Por Daniel Talio
La magia de la noche, los caminos libres de culpa. La Joven Guarrior y su ritmo, que es sinónimo de fiesta.
Llegar y hacer una fila desalineada, y pedir la entrada con gentileza, y entrar, y sentir el calor de la gente dispuesta a divertirse. Desde el comienzo todo apunta a la amabilidad y al disfrute, como un código anímico que se comparte; es que la promesa es noche de fiesta, y uno va decidido a que así sea. La invitación es a una Fiesta Nacional y eso ya obliga a envolverse en los colores y en el espíritu festivo argentino; que nadie sabe bien de qué se trata pero bienvenido sea el desafío. Entonces a tomarse un trago, a fumar entre grupo de amigos y a impedir que cualquier malestar se cuele sin invitación.
Y a eso de las cuatro de la mañana salen a la cancha un montón de tipos, un equipo de fútbol con suplentes y todo, y la gente se acomoda de frente al escenario porque a eso vino y a eso se dispone. Es fecha patria, y los músicos-actores parodian un acto escolar con delantal blanco e himno incluidos; así que es más nacional que cualquier otro viernes esta fiesta en el Uniclub. Y empieza la música y el público está dispuesto a transpirar sólo porque ha venido con la decisión de bailar y divertirse; y parece que eso no se negocia. Pasan las canciones, desde rock a flamenco, de bolero a cumbia, porque todo vale, porque todo es random, porque el no tener estilo es el estilo. Y ninguno de los que se ríen ante alguna exaltación de El Perro Viejo se pregunta si lo que está viendo es un recital de rock, porque no importa; lo que parece ser más rockero es sacarse la campera de cuero, que funciona como un corset, y dejarse llevar por lo múltiple. Lo que está permitido es solazarse y dejar que lo inaudito se dispare y que nadie trate de encontrar una respuesta en todo esto. Sólo hay que compartir el lenguaje que demarca lo que está dentro y lo que queda fuera de este juego entre lo que dicho y lo que se quiere decir. Entonces, está claro que todos aquellos que se entretienen, y bailan en ronda, y toman otro trago son parte del cenáculo y los demás; y los demás sólo sirven como estereotipos de los cuales reírse.
Más allá de lo disparatado, más allá de la performance, más allá de lo guionado, hay una búsqueda en la Guarrior; como si todo ese humor puesto en escena sirviera para enmascarar una sensación que se hace presente apenas termina el show. Después de la exacerbación, después del arrebato, después de la efervescencia, lo que se instala en el ambiente es una impresión de que lo que se persigue, detrás de tanto chamuyo y tanto rodeo, es algún tipo de argentinidad. O sea, la diversión como camino sinuoso hacia lo propio, lo cercano, lo nuestro. Y esa argentinidad se sitúa por fuera de lo habitual, por fuera de lo heroico; mucho más cercano a la cotidianeidad y a lo prosaico. Lo que queda instalado es que hay un camino posible, diferente a la autopista oficial, que nos puede conducir por ciertos lugares tan poco recorridos, pero que habla de aquello en donde es tan fácil reconocerse que funciona como un espejo deforme e implacable.
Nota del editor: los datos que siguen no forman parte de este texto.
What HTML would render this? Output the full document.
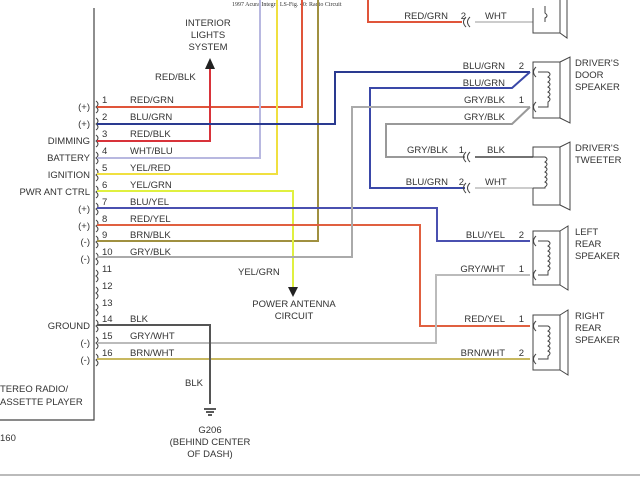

La fiesta se acaba y me voy. En la calle zigzagueo, con la certeza de que cualquier ruta es la adecuada y que no hace falta el sacrificio para hacer rock. Así que, en una esquina cualquiera, me veo en una vidriera oscura y descubro una media sonrisa cruzada por esa reflexión sobre lo distinto y lo propio; y mientras retomo la marcha, en los labios tirito aquello de que “ni negro ni amarillo, marrón; somos todos mestizos, marrón, somos todos mellizos”.